[...]"Les
plaisirs de l'Ailleurs, dans leur nécessaire diversité, sont encore le
meilleur antidote contre les excès de l'intolérance intellectuelle ou
esthétique [...] Ouvrir aux amoureux de l'écriture, et le plus largement
qu'il se pourra, un espace fraternel qui ignore les limites". C'est ainsi que concluait Jean-Pierre Sicre, le fondateur des Éditions Phébus, dans sa présentation du premier numéro de sa magnifique revue Caravanes. Cela pourrait être le lei-motiv de TraMeZziniMag.
C'est
en tout cas l'idée qui a présidé à sa naissance et que je garde en tête
quand j'écris. Le voyage, c'est bien entendu d'autres horizons à
travers le vaste monde que ma chère Venise. Mais comme Xavier de Maistre avait
sa chambre dont l'exploration le rendit célèbre, j'ai Venise et c'est
pour moi aussi vaste que l'immensité de l'univers. Qu'il s'agisse des
chefs d’œuvres de l'art et de l'architecture ou de ces endroits oubliés
des guides et qu'on nomme la Venise mineure, tout m'est délice dans
cette ville unique, matricielle, plantée au milieu de l'histoire des
hommes et du monde moderne tout en étant indéniablement et
définitivement extérieure à tout le reste. N'est-ce pas prodigieux
d'être ainsi à l'épicentre du désir touristique universel et à la fois
éloigné de tout ce qui constitue la cité moderne. Venise, l'unique milieu urbain qui soit à la fois
contre-nature et totalement dans la nature...
"Un bon
feu, des livres, des plumes ; que de ressources contre l’ennui ! Et
quel plaisir encore d’oublier ses livres et ses plumes pour tisonner son
feu, en se livrant à quelque douce méditation, ou en arrangeant
quelques rimes pour égayer ses amis ! Les heures glissent alors sur
vous, et tombent en silence dans l’éternité, sans vous faire sentir leur
triste passage." écrivait Xavier de Maistre
en parlant du délice qu'il trouvait à s'étendre sur son vieux fauteuil.
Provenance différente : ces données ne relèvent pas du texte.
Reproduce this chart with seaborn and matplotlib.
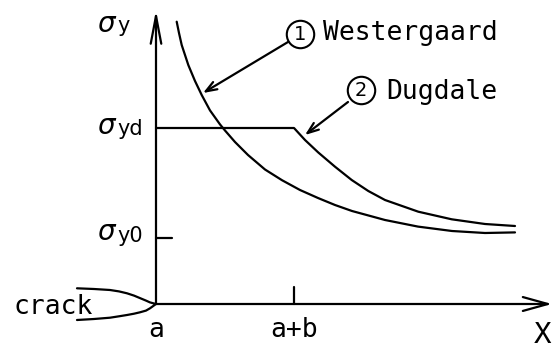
import numpy as np
import pandas as pd
import matplotlib
matplotlib.use("Agg")
import matplotlib.pyplot as plt
import seaborn as sns

# Stress ahead of a crack tip: distance x measured from the tip (a),
# stress sigma_y measured from the x axis.
A_POS = 0.0
A_PLUS_B = 138.0
SIGMA_YD = 176.0
SIGMA_Y0 = 66.0
X_END = 396.0
Y_END = 294.0

westergaard_x = [20.7, 23, 25.7, 32.3, 39, 45.7, 54, 64, 69, 79, 92, 109, 126, 144, 162, 179, 196, 229, 262, 296, 329, 359]
westergaard_y = [282.3, 271, 259, 239, 223, 209, 193.6, 179.6, 173.5, 162, 149, 134.5, 123.8, 114, 106, 99, 93, 84, 77.4, 73, 71, 71.6]

dugdale_x = [0, 138, 149, 162.3, 179, 195.7, 212.3, 229, 262.3, 295.7, 329, 359]
dugdale_y = [176, 176, 164, 151.5, 137.3, 124, 113, 104, 92.3, 84.7, 80, 78]

crack_x = [-79, -62, -46, -37, -29, -22, -16, -10, -6, 0, -6, -10, -16, -22, -29, -37, -46, -62, -79]
crack_y = [15.7, 15, 14, 12.6, 10.7, 8.4, 5.9, 3.4, 1.6, 0, -4.3, -6.6, -8.3, -9.7, -11, -12.3, -13.7, -15, -16]

curve_labels = ["Westergaard", "Dugdale"]
curve_numbers = ["1", "2"]

sns.set_theme(style="white")
plt.rcParams["font.family"] = ["DejaVu Sans Mono", "DejaVu Sans"]
plt.rcParams["mathtext.fontset"] = "dejavusans"
plt.rcParams["text.color"] = "black"

fig = plt.figure(figsize=(5.52, 3.49), dpi=100)
ax = fig.add_axes([0, 0, 1, 1])
ax.set_xlim(-156, 396)
ax.set_ylim(-45, 304)
ax.axis("off")

lw = 1.6
ink = "black"

west = pd.DataFrame({"x": westergaard_x, "y": westergaard_y})
dug = pd.DataFrame({"x": dugdale_x, "y": dugdale_y})
crack = pd.DataFrame({"x": crack_x, "y": crack_y})

for frame in (west, dug, crack):
    sns.lineplot(data=frame, x="x", y="y", ax=ax, color=ink, lw=lw,
                 sort=False, estimator=None)
for line in ax.lines:
    line.set_solid_joinstyle("round")
    line.set_solid_capstyle("round")

# Axes with open arrow heads
ax.annotate("", xy=(A_POS, Y_END), xytext=(A_POS, 0),
            arrowprops=dict(arrowstyle="->,head_length=20,head_width=3.8",
                            lw=lw, color=ink, mutation_scale=1, shrinkA=0, shrinkB=0))
ax.annotate("", xy=(X_END, 0), xytext=(A_POS, 0),
            arrowprops=dict(arrowstyle="->,head_length=18,head_width=5",
                            lw=lw, color=ink, mutation_scale=1, shrinkA=0, shrinkB=0))

# Tick marks for sigma_y0 and a+b
ax.plot([A_POS, A_POS + 16], [SIGMA_Y0, SIGMA_Y0], color=ink, lw=lw)
ax.plot([A_PLUS_B, A_PLUS_B], [0, 17], color=ink, lw=lw)

# Stress labels: large sigma with a subscript
fs = 19
sigma_rows = [("y", 280, 272), ("yd", 178.5, 169), ("y0", 71.5, 62)]
for sub, yc, yb in sigma_rows:
    ax.text(-59, yc, r"$\sigma$", fontsize=20, ha="left", va="center", color=ink)
    ax.text(-39, yb, sub, fontsize=15, ha="left", va="baseline", color=ink,
            family="DejaVu Sans")

ax.text(A_POS, -26, "a", fontsize=fs, ha="center", va="center")
ax.text(A_PLUS_B, -26, "a+b", fontsize=fs, ha="center", va="center")
ax.text(-143, -3, "crack", fontsize=fs, ha="left", va="center")
ax.text(387, -31, "X", fontsize=21, ha="center", va="center")

# Curve call-outs: circled number, name and leader arrow
circle_pos = [(144, 270), (205, 214)]
text_pos = [(167, 271), (230, 212)]
leader_from = [(132, 262), (192, 202)]
leader_to = [(47, 211), (149, 169)]
for num, name, cp, tp, lf, lt in zip(curve_numbers, curve_labels, circle_pos,
                                     text_pos, leader_from, leader_to):
    ax.annotate("", xy=lt, xytext=lf,
                arrowprops=dict(arrowstyle="->,head_length=8,head_width=3",
                                lw=lw, color=ink, mutation_scale=1, shrinkA=0, shrinkB=0))
    ax.scatter([cp[0]], [cp[1]], s=390, facecolor="white", edgecolor=ink,
               linewidth=1.5, zorder=5)
    ax.text(cp[0], cp[1], num, fontsize=14, ha="center", va="center", zorder=6,
            family="DejaVu Sans")
    ax.text(tp[0], tp[1], name, fontsize=fs, ha="left", va="center")

fig.savefig("out.png", dpi=100, facecolor="white")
Mon quotidien vénitien ressemble un peu à cette description du farniente pourtant bien
rempli de rêveries et de réflexions. Ce n'est pas de paresse dont il
s'agit, bien au contraire. Plutôt d'un dilettantisme, prémisse du
bonheur.
Ce bonheur paisible qu'on ressent quand on se promène sans but
précis, sans savoir où l'on est, dans les quartiers méconnus de Venise.
Les odeurs, les couleurs et les sons que l'on croise y sont autant
d'éléments constructifs d'une paix intérieure. Je ne connais pas de
souci ni de peine qu'une journée ensoleillée d'hiver passée à errer dans
les rues de Venise ne puisse soulager.